(Data items)
• • • • • • •

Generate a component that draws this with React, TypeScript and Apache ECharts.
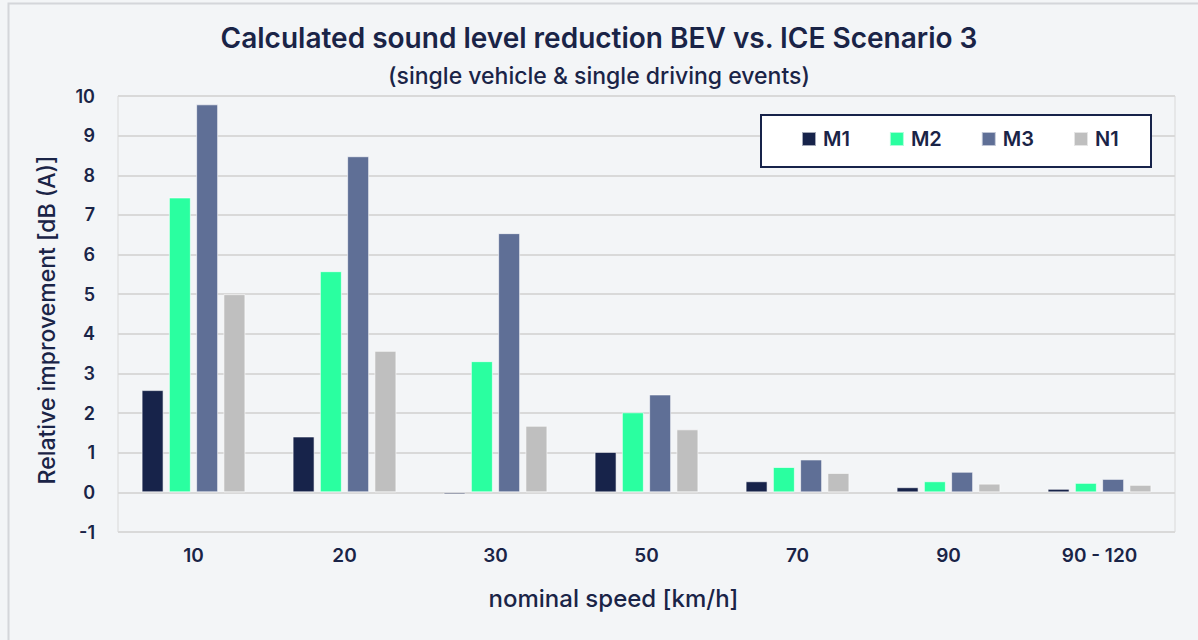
import React, { useEffect, useRef } from "react";
import * as echarts from "echarts";

const categories = ["10", "20", "30", "50", "70", "90", "90 - 120"];
const seriesNames = ["M1", "M2", "M3", "N1"];
const m1Values = [2.58, 1.41, -0.05, 1.02, 0.28, 0.13, 0.09];
const m2Values = [7.44, 5.58, 3.31, 2.02, 0.64, 0.28, 0.24];
const m3Values = [9.79, 8.48, 6.54, 2.47, 0.83, 0.52, 0.34];
const n1Values = [5.0, 3.57, 1.68, 1.59, 0.49, 0.22, 0.19];
const colors = ["#17234a", "#2affa0", "#5f6f96", "#bfbfbf"];
const yTicks = { min: -1, max: 10, interval: 1 };

const FONT = "Inter, 'Noto Sans', sans-serif";
const TEXT = "#1a2447";

export default function App() {
  const ref = useRef<HTMLDivElement>(null);
  useEffect(() => {
    if (!ref.current) return;
    const chart = echarts.init(ref.current, undefined, { renderer: "svg" });
    const data = [m1Values, m2Values, m3Values, n1Values];
    chart.setOption({
      animation: false,
      backgroundColor: "#f3f5f7",
      textStyle: { fontFamily: FONT, color: TEXT },
      title: [
        {
          text: "Calculated sound level reduction BEV vs. ICE Scenario 3",
          left: "center",
          top: 19,
          textStyle: { fontSize: 28, fontWeight: 600, color: TEXT, fontFamily: FONT },
        },
        {
          text: "(single vehicle & single driving events)",
          left: "center",
          top: 59,
          textStyle: { fontSize: 23, fontWeight: 500, color: TEXT, fontFamily: FONT },
        },
      ],
      graphic: [
        {
          type: "rect",
          shape: { x: 8.5, y: 3.5, width: 1300, height: 700 },
          style: { fill: "none", stroke: "#d4d6da", lineWidth: 2 },
          silent: true,
          z: -1,
        },
        {
          type: "rect",
          shape: { x: 761, y: 115, width: 390, height: 52 },
          style: { fill: "#ffffff", stroke: "#17234a", lineWidth: 2 },
          z: 5,
        },
      ],
      legend: {
        data: seriesNames,
        left: 801,
        top: 129,
        padding: 0,
        itemWidth: 14,
        itemHeight: 14,
        itemGap: 39,
        icon: "rect",
        z: 10,
        textStyle: { fontSize: 20, fontWeight: 600, color: TEXT, fontFamily: FONT, padding: [0, 0, 0, 2] },
      },
      grid: {
        left: 118,
        right: 23,
        top: 96,
        bottom: 108,
        show: true,
        borderColor: "#d9d9d9",
        borderWidth: 1,
        backgroundColor: "transparent",
      },
      xAxis: {
        type: "category",
        data: categories,
        axisLine: { show: false },
        axisTick: { show: false },
        axisLabel: { fontSize: 19, fontWeight: 600, color: TEXT, margin: 14 },
        name: "nominal speed [km/h]",
        nameLocation: "middle",
        nameGap: 54,
        nameTextStyle: { fontSize: 24, fontWeight: 500, color: TEXT, padding: [0, 66, 0, 0] },
      },
      yAxis: {
        type: "value",
        min: yTicks.min,
        max: yTicks.max,
        interval: yTicks.interval,
        axisLine: { show: false },
        axisTick: { show: false },
        splitLine: { lineStyle: { color: "#d9d9d9", width: 2 } },
        axisLabel: { fontSize: 18, fontWeight: 600, color: TEXT, margin: 23 },
        name: "Relative improvement [dB (A)]",
        nameLocation: "middle",
        nameGap: 60,
        nameRotate: 90,
        nameTextStyle: { fontSize: 23, fontWeight: 500, color: TEXT, padding: [0, 12, 0, 0] },
      },
      series: seriesNames.map((name, i) => ({
        name,
        type: "bar",
        data: data[i],
        barWidth: 22,
        barGap: "24%",
        itemStyle: {
          color: colors[i],
          borderColor: "rgba(255,255,255,0.6)",
          borderWidth: 1,
        },
      })),
    });
    return () => chart.dispose();
  }, []);
  return (
    <div
      ref={ref}
      style={{ position: "absolute", left: 0, top: 0, width: 1198, height: 640 }}
    />
  );
}
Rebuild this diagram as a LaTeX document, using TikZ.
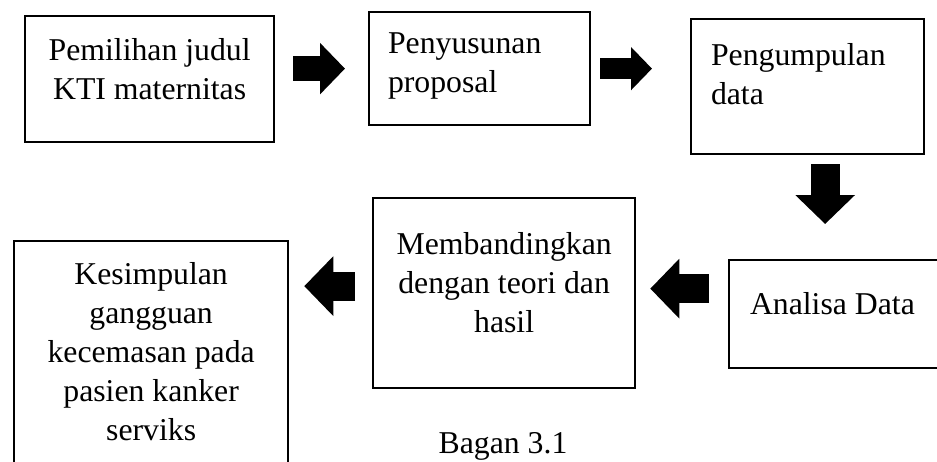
\documentclass[tikz,border=0pt]{standalone}
\usepackage{fontspec}
\setmainfont{Liberation Serif}
\usepackage{tikz}
\usetikzlibrary{arrows.meta}
\usetikzlibrary{positioning}

\begin{document}
\begin{tikzpicture}[x = 0.4pt, y = -0.4pt, kotak/.style = {rectangle, draw, line width = 0.9pt, anchor = north west, inner sep = 0pt}, teks/.style = {inner sep = 0pt, font = \fontsize{12.7pt}{15.6pt}\selectfont}, panah/.style = {line width = #1, -{Triangle[length = 0pt 1, width = 0pt 2]}}]
	\useasboundingbox (0,0) rectangle (937,461);
	\clip (0,0) rectangle (937,461);
	\node[kotak, minimum width = 99.6pt, minimum height = 50.4pt] (judul) at (24,15) {};
	\node[kotak, minimum width = 88.4pt, minimum height = 45.2pt] (proposal) at (368,11) {};
	\node[kotak, minimum width = 93.2pt, minimum height = 54pt] (kumpul) at (690,18) {};
	\node[kotak, minimum width = 96pt, minimum height = 43.2pt] (analisa) at (728,259) {};
	\node[kotak, minimum width = 104.8pt, minimum height = 76pt] (banding) at (372,197) {};
	\node[kotak, minimum width = 109.6pt, minimum height = 96pt] (simpul) at (13,240) {};
	\node[teks, align = center, below = 9.2pt of judul.north] (tjudul) {Pemilihan judul\\KTI maternitas};
	\node[teks, align = left, below right = 8.6pt and 7.8pt of proposal.north west] (tproposal) {Penyusunan\\proposal};
	\node[teks, align = left, below right = 9.8pt and 8.2pt of kumpul.north west] (tkumpul) {Pengumpulan\\data};
	\node[teks, below right = 13pt and 8.6pt of analisa.north west] (tanalisa) {Analisa Data};
	\node[teks, align = center, below = 13.8pt of banding.north] (tbanding) {Membandingkan\\dengan teori dan\\hasil};
	\node[teks, align = center, below = 8.6pt of simpul.north] (tsimpul) {Kesimpulan\\gangguan\\kecemasan pada\\pasien kanker\\serviks};
	\node[teks, anchor = base] (bagan) at (503,453) {Bagan 3.1};
	\draw[panah = 10pt, shorten <= 7.2pt, shorten >= 9.2pt] (judul.east |- proposal.west) -- (proposal.west);
	\draw[panah = 8.4pt, shorten <= 3.6pt, shorten >= 15.2pt] (proposal.east) -- (proposal.east -| kumpul.west);
	\draw[panah = 11.6pt, shorten <= 3.6pt, shorten >= 14pt] ([xshift = 7pt]kumpul.south) -- ([xshift = 7pt]kumpul.south |- analisa.north);
	\draw[panah = 11.6pt, shorten <= 7.6pt, shorten >= 5.6pt] ([yshift = 1.8pt]analisa.west |- banding.east) -- ([yshift = 1.8pt]banding.east);
	\draw[panah = 11.6pt, shorten <= 6.8pt, shorten >= 6pt] ([yshift = 2.8pt]banding.west) -- ([yshift = 2.8pt]banding.west -| simpul.east);
\end{tikzpicture}
\end{document}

• • • • • • •

■ EXERCISE REQUIREMENTS
Quote the preceding records in their entirety, excluding every picture.

■ RESULT FOR THIS EXERCISE
Generate a component that draws this with React, TypeScript and Apache ECharts.
import React, { useEffect, useRef } from "react";
import * as echarts from "echarts";

const categories = ["10", "20", "30", "50", "70", "90", "90 - 120"];
const seriesNames = ["M1", "M2", "M3", "N1"];
const m1Values = [2.58, 1.41, -0.05, 1.02, 0.28, 0.13, 0.09];
const m2Values = [7.44, 5.58, 3.31, 2.02, 0.64, 0.28, 0.24];
const m3Values = [9.79, 8.48, 6.54, 2.47, 0.83, 0.52, 0.34];
const n1Values = [5.0, 3.57, 1.68, 1.59, 0.49, 0.22, 0.19];
const colors = ["#17234a", "#2affa0", "#5f6f96", "#bfbfbf"];
const yTicks = { min: -1, max: 10, interval: 1 };

const FONT = "Inter, 'Noto Sans', sans-serif";
const TEXT = "#1a2447";

export default function App() {
  const ref = useRef<HTMLDivElement>(null);
  useEffect(() => {
    if (!ref.current) return;
    const chart = echarts.init(ref.current, undefined, { renderer: "svg" });
    const data = [m1Values, m2Values, m3Values, n1Values];
    chart.setOption({
      animation: false,
      backgroundColor: "#f3f5f7",
      textStyle: { fontFamily: FONT, color: TEXT },
      title: [
        {
          text: "Calculated sound level reduction BEV vs. ICE Scenario 3",
          left: "center",
          top: 19,
          textStyle: { fontSize: 28, fontWeight: 600, color: TEXT, fontFamily: FONT },
        },
        {
          text: "(single vehicle & single driving events)",
          left: "center",
          top: 59,
          textStyle: { fontSize: 23, fontWeight: 500, color: TEXT, fontFamily: FONT },
        },
      ],
      graphic: [
        {
          type: "rect",
          shape: { x: 8.5, y: 3.5, width: 1300, height: 700 },
          style: { fill: "none", stroke: "#d4d6da", lineWidth: 2 },
          silent: true,
          z: -1,
        },
        {
          type: "rect",
          shape: { x: 761, y: 115, width: 390, height: 52 },
          style: { fill: "#ffffff", stroke: "#17234a", lineWidth: 2 },
          z: 5,
        },
      ],
      legend: {
        data: seriesNames,
        left: 801,
        top: 129,
        padding: 0,
        itemWidth: 14,
        itemHeight: 14,
        itemGap: 39,
        icon: "rect",
        z: 10,
        textStyle: { fontSize: 20, fontWeight: 600, color: TEXT, fontFamily: FONT, padding: [0, 0, 0, 2] },
      },
      grid: {
        left: 118,
        right: 23,
        top: 96,
        bottom: 108,
        show: true,
        borderColor: "#d9d9d9",
        borderWidth: 1,
        backgroundColor: "transparent",
      },
      xAxis: {
        type: "category",
        data: categories,
        axisLine: { show: false },
        axisTick: { show: false },
        axisLabel: { fontSize: 19, fontWeight: 600, color: TEXT, margin: 14 },
        name: "nominal speed [km/h]",
        nameLocation: "middle",
        nameGap: 54,
        nameTextStyle: { fontSize: 24, fontWeight: 500, color: TEXT, padding: [0, 66, 0, 0] },
      },
      yAxis: {
        type: "value",
        min: yTicks.min,
        max: yTicks.max,
        interval: yTicks.interval,
        axisLine: { show: false },
        axisTick: { show: false },
        splitLine: { lineStyle: { color: "#d9d9d9", width: 2 } },
        axisLabel: { fontSize: 18, fontWeight: 600, color: TEXT, margin: 23 },
        name: "Relative improvement [dB (A)]",
        nameLocation: "middle",
        nameGap: 60,
        nameRotate: 90,
        nameTextStyle: { fontSize: 23, fontWeight: 500, color: TEXT, padding: [0, 12, 0, 0] },
      },
      series: seriesNames.map((name, i) => ({
        name,
        type: "bar",
        data: data[i],
        barWidth: 22,
        barGap: "24%",
        itemStyle: {
          color: colors[i],
          borderColor: "rgba(255,255,255,0.6)",
          borderWidth: 1,
        },
      })),
    });
    return () => chart.dispose();
  }, []);
  return (
    <div
      ref={ref}
      style={{ position: "absolute", left: 0, top: 0, width: 1198, height: 640 }}
    />
  );
}
Rebuild this diagram as a LaTeX document, using TikZ.
\documentclass[tikz,border=0pt]{standalone}
\usepackage{fontspec}
\setmainfont{Liberation Serif}
\usepackage{tikz}
\usetikzlibrary{arrows.meta}
\usetikzlibrary{positioning}

\begin{document}
\begin{tikzpicture}[x = 0.4pt, y = -0.4pt, kotak/.style = {rectangle, draw, line width = 0.9pt, anchor = north west, inner sep = 0pt}, teks/.style = {inner sep = 0pt, font = \fontsize{12.7pt}{15.6pt}\selectfont}, panah/.style = {line width = #1, -{Triangle[length = 0pt 1, width = 0pt 2]}}]
	\useasboundingbox (0,0) rectangle (937,461);
	\clip (0,0) rectangle (937,461);
	\node[kotak, minimum width = 99.6pt, minimum height = 50.4pt] (judul) at (24,15) {};
	\node[kotak, minimum width = 88.4pt, minimum height = 45.2pt] (proposal) at (368,11) {};
	\node[kotak, minimum width = 93.2pt, minimum height = 54pt] (kumpul) at (690,18) {};
	\node[kotak, minimum width = 96pt, minimum height = 43.2pt] (analisa) at (728,259) {};
	\node[kotak, minimum width = 104.8pt, minimum height = 76pt] (banding) at (372,197) {};
	\node[kotak, minimum width = 109.6pt, minimum height = 96pt] (simpul) at (13,240) {};
	\node[teks, align = center, below = 9.2pt of judul.north] (tjudul) {Pemilihan judul\\KTI maternitas};
	\node[teks, align = left, below right = 8.6pt and 7.8pt of proposal.north west] (tproposal) {Penyusunan\\proposal};
	\node[teks, align = left, below right = 9.8pt and 8.2pt of kumpul.north west] (tkumpul) {Pengumpulan\\data};
	\node[teks, below right = 13pt and 8.6pt of analisa.north west] (tanalisa) {Analisa Data};
	\node[teks, align = center, below = 13.8pt of banding.north] (tbanding) {Membandingkan\\dengan teori dan\\hasil};
	\node[teks, align = center, below = 8.6pt of simpul.north] (tsimpul) {Kesimpulan\\gangguan\\kecemasan pada\\pasien kanker\\serviks};
	\node[teks, anchor = base] (bagan) at (503,453) {Bagan 3.1};
	\draw[panah = 10pt, shorten <= 7.2pt, shorten >= 9.2pt] (judul.east |- proposal.west) -- (proposal.west);
	\draw[panah = 8.4pt, shorten <= 3.6pt, shorten >= 15.2pt] (proposal.east) -- (proposal.east -| kumpul.west);
	\draw[panah = 11.6pt, shorten <= 3.6pt, shorten >= 14pt] ([xshift = 7pt]kumpul.south) -- ([xshift = 7pt]kumpul.south |- analisa.north);
	\draw[panah = 11.6pt, shorten <= 7.6pt, shorten >= 5.6pt] ([yshift = 1.8pt]analisa.west |- banding.east) -- ([yshift = 1.8pt]banding.east);
	\draw[panah = 11.6pt, shorten <= 6.8pt, shorten >= 6pt] ([yshift = 2.8pt]banding.west) -- ([yshift = 2.8pt]banding.west -| simpul.east);
\end{tikzpicture}
\end{document}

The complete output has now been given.